Pub Date: Feb. 14th, 2013
ISBN: 978-1484101131
Publisher: CreateSpace

A debut historical novel about the turbulent early years of Christianity.

In early first-century Palestine, Jesus Christ has recently departed from the world, leaving behind followers struggling to understand his legacy. Two strong-willed leaders—Simon Peter (here called “Simeon Peter”) and Jesus’ brother James—lead Christianity in increasingly different directions. Simeon worries about the mainstreaming of Jesus’ message among the Gentiles: “His teaching from God is being corrupted and will be lost again if we don’t put a concerted effort forth.” James, every bit as fiery-tempered as Simeon, seeks broader outreach and is dismayed by Simeon’s intransigence; at one point, he thunders, “You promised me you’d respect the Law!” Both men are concerned by the distortion of Jesus’ teachings caused by “a combination of people being sheep and silver tongued wolves in shepherd’s cloaks.” Although Bailot does a diligent job of fleshing out the sights and sounds of his ancient world—a good deal of research is unobtrusively evident—his main strength lies in filling his characters’ thoughts and speeches with lively, passionate scriptural analysis and debate.
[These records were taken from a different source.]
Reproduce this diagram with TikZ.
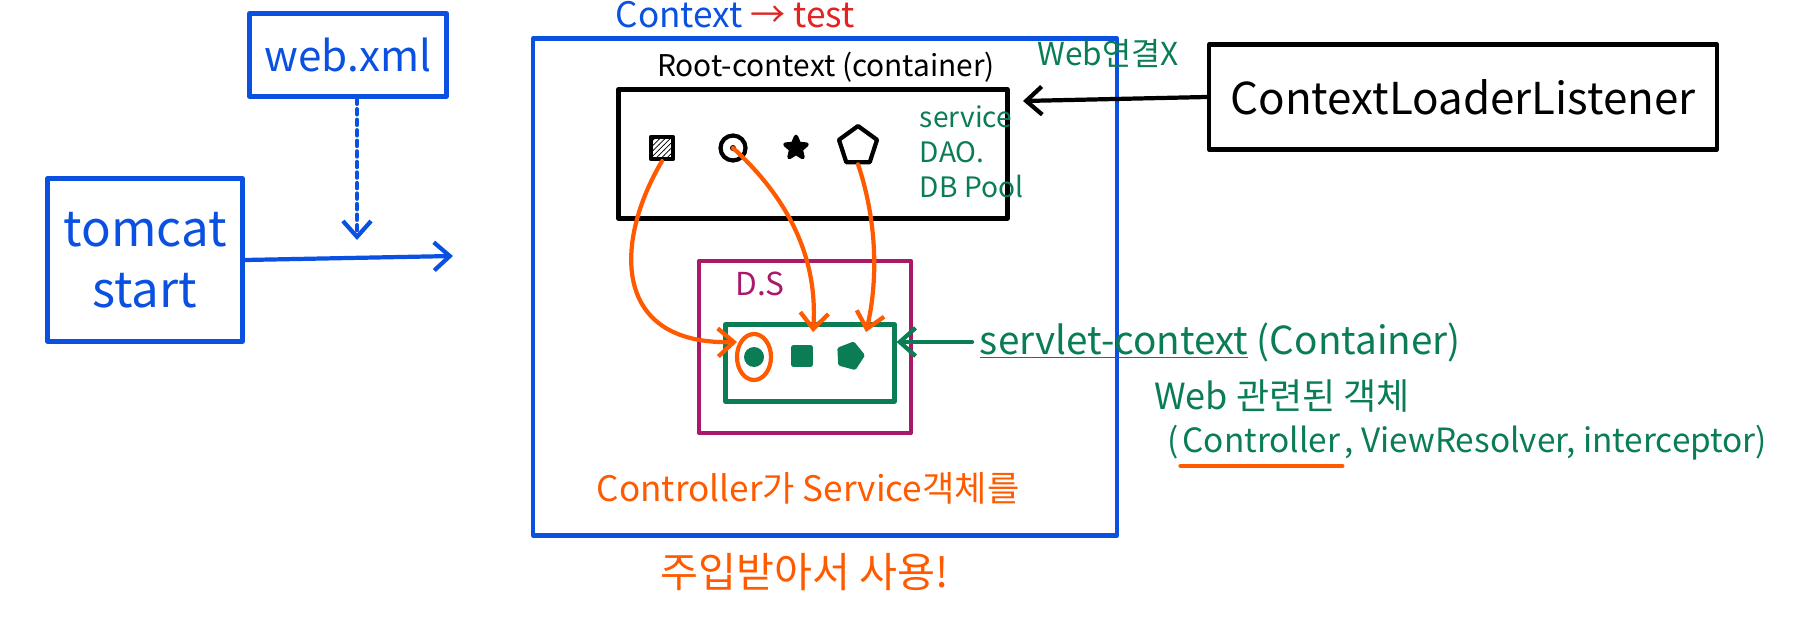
\documentclass[tikz,border=0pt]{standalone}
\usepackage{fontspec}
\setmainfont{Noto Sans CJK KR}
\usetikzlibrary{arrows.meta,positioning,shapes.geometric,patterns}
\definecolor{penblue}{RGB}{10,80,225}
\definecolor{pengreen}{RGB}{10,125,85}
\definecolor{penorange}{RGB}{255,90,0}
\definecolor{penpurple}{RGB}{170,25,105}
\definecolor{penred}{RGB}{225,35,35}
\newcommand{\fs}[1]{\fontsize{#1}{1.25\dimexpr#1pt\relax}\selectfont}
\begin{document}
\begin{tikzpicture}[x=0.02cm,y=-0.02cm,line width=2.4pt,line cap=round,line join=round,
    pen/.style={draw,inner sep=0pt},
    chunk/.style={inner sep=0pt,font=\fs{19},text=pengreen},
    barb/.style={-{Straight Barb[length=9pt,width=16pt,line width=2.4pt]}}]
        \useasboundingbox (0,0) rectangle (1797,635);
        % tomcat and web.xml
        \node[pen,penblue,minimum width=3.94cm,minimum height=1.66cm,font=\fs{24}] (webxml) at (348,55) {web.xml};
        \node[pen,penblue,minimum width=3.9cm,minimum height=3.26cm,font=\fs{28},align=center] (tomcat) at (145,260) {tomcat\\start};
        \coordinate (tomcatend) at (453,256);
        \coordinate (dashend)   at (357,240);
        \draw[penblue,barb] (tomcat.east) -- (tomcatend);
        \draw[penblue,barb,dashed] (dashend |- webxml.south) -- (dashend);
        % context box
        \node[pen,penblue,minimum width=11.68cm,minimum height=9.94cm] (context) at (825,287) {};
        \node[font=\fs{20},inner sep=0pt] (contexttitle) at (735,15) {\color{penblue}Context \color{penred}→ test};
        % root context
        \node[font=\fs{17}] (rootlabel) at (826,67) {Root-context (container)};
        \node[pen,minimum width=7.78cm,minimum height=2.58cm] (root) at (813,154) {};
        \node[pen,minimum size=0.44cm,pattern=north east lines] (sqicon) at (662,148) {};
        \node[pen,circle,minimum size=0.5cm] (ringicon) at (733,148) {};
        \fill (ringicon) circle (3);
        \node[pen,star,star points=5,star point ratio=2.2,fill,minimum size=0.45cm] (staricon) at (796,148) {};
        \node[pen,regular polygon,regular polygon sides=5,minimum size=0.8cm] (penticon) at (858,146) {};
        \node[font=\fs{16},text=pengreen,align=left,anchor=west] (beanlist) at (912,152) {service\\DAO.\\DB Pool};
        \node[font=\fs{18},text=pengreen] (webx) at (1108,54) {Web연결X};
        % listener
        \node[pen,minimum width=10.16cm,minimum height=2.1cm,font=\fs{25}] (listener) at (1463,97) {ContextLoaderListener};
        \coordinate (rootin) at (1023,101);
        \draw[barb] (listener.west) -- (rootin);
        % dispatcher servlet
        \node[pen,penpurple,minimum width=4.24cm,minimum height=3.44cm] (ds) at (805,347) {};
        \node[font=\fs{18},text=penpurple] (dslabel) at (760,284) {D.S};
        \node[pen,pengreen,minimum width=3.38cm,minimum height=1.54cm] (servlet) at (810,363) {};
        \node[circle,fill=pengreen,minimum size=0.4cm,inner sep=0pt] (dotgreen) at (754,357) {};
        \node[pen,pengreen,fill=pengreen,minimum size=0.34cm] (sqgreen) at (802,356) {};
        \node[pen,pengreen,fill=pengreen,regular polygon,regular polygon sides=5,minimum size=0.5cm,rotate=-15] (pentgreen) at (850,356) {};
        \draw[penorange] (dotgreen) ellipse (17 and 23);
        \coordinate (ringin) at (737,342);
        \coordinate (sqin)   at (813,332);
        \coordinate (pentin) at (866,332);
        % injection arrows
        \draw[penorange,barb] (sqicon.south) .. controls (615,240) and (610,345) .. (ringin);
        \draw[penorange,barb] (ringicon.center) .. controls (790,200) and (818,260) .. (sqin);
        \draw[penorange,barb] (penticon.south) .. controls (880,230) and (876,290) .. (pentin);
        % servlet context notes
        \node[font=\fs{22},text=pengreen,anchor=west] (servletlabel) at (972,342) {\underline{servlet-context} (Container)};
        \draw[pengreen,barb] (servletlabel.west) -- (servletlabel.west -| servlet.east);
        \node[font=\fs{20.5},text=pengreen] (webobj) at (1282,396) {Web 관련된 객체};
        \node[chunk,anchor=base west] (wlopen) at (1165,452) {(};
        \node[chunk,anchor=base west] (wlctrl) at (wlopen.base east) {Controller};
        \node[chunk,anchor=base west] (wlrest) at (wlctrl.base east) {, ViewResolver, interceptor)};
        \draw[penorange] ([yshift=-8pt]wlctrl.base west) -- ([yshift=-8pt]wlctrl.base east);
        % orange notes
        \node[font=\fs{20},text=penorange] (note1) at (808,488) {Controller가 Service객체를};
        \node[font=\fs{23.5},text=penorange] (note2) at (805,572) {주입받아서 사용!};
      \end{tikzpicture}
\end{document}
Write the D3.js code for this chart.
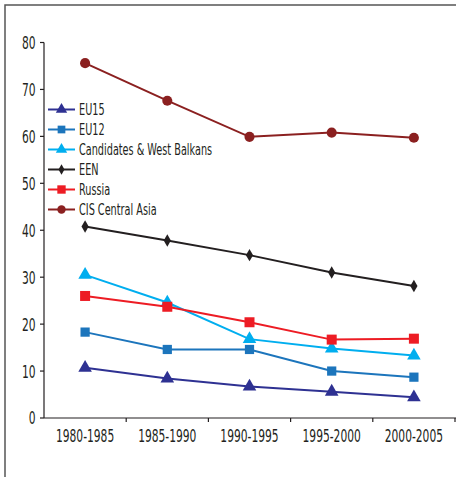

In a preface, the author states that he hopes that his fiction will be “a cup of cool water for all those lost souls who thirst for comfort in a convoluted Bible with such extremes of contradictions that a clear theme is obscured,” and surprisingly, it largely succeeds. As his characters eat and sleep and argue and make mistakes, he effectively realizes the struggles of Simeon and James and their fellow Christians as they confront the growing Hellenistic influence on their nascent divine message. Bailot’s dialogue is full of theology but free of cant, and he brings alive the vital essence of Christology debates while keeping his many characters recognizably human—particularly when they disagree with one another.

An ideologically and dramatically gripping novel of Christianity’s birth pangs.